In Brazil we have an entire PKI based receipt system, every single purchase generates a full listing record straight to a government database sent in realtime (or later, in "contingency mode" as called, if having network issues). A lot sales also include the customer's personal tax-id... no privacy for any purchase at all. It's required for everything, even a liter of milk from the corner bakery.

This is also the electronic version of an older, paper based system, called Nota Fiscal (lit Fiscal Receipt) ... legally, every single item carried around the country must have one. Of course this was/is a major enabler for selective police action against "undesirable people" moving trivial stuff from a home to another, etc.

The government-managed (or at least government-certified) software is not just China, but also large parts of the EU.
> government-managed (or at least government-certified

Huge difference.

to be fair, i don't know how much different the chinese management is from a european certification system.

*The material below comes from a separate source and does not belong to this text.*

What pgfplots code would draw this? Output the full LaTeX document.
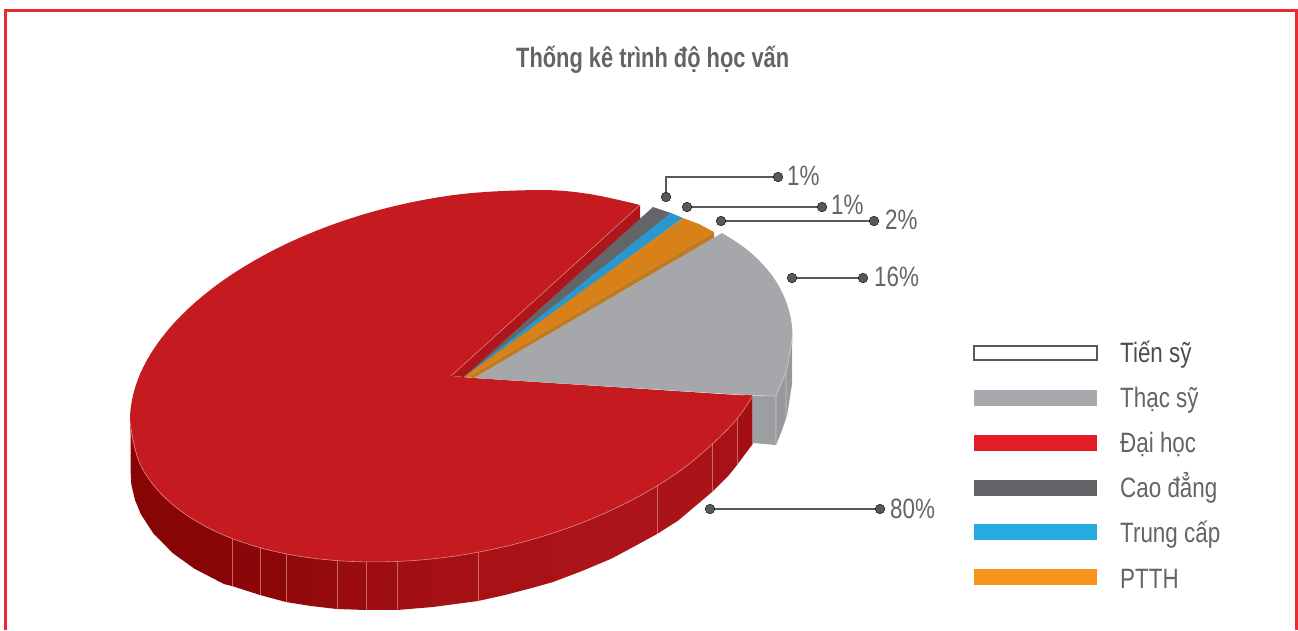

we were told to use specific software. and for sure that software is created by some company that may or may not be government owned. i don't know if there was any choice since, as is typical with foreigners, someone will just tell me their recommendation and not try to explain the differences between choices, unless they matter. ie: just go with the default.

i did have the impression that different regions use different software at least.

i expect that potentially in european countries there are multiple competitors for the same software, but i don't know that either.

so for all i know the amount of choice and control in china could be the same as some countries in europe.

I think the point is less ownership and more remote access.
ah, well, what i had in mind by the term government managed had nothing to do with remote access. i was only thinking about the ownership of the software, not how it works.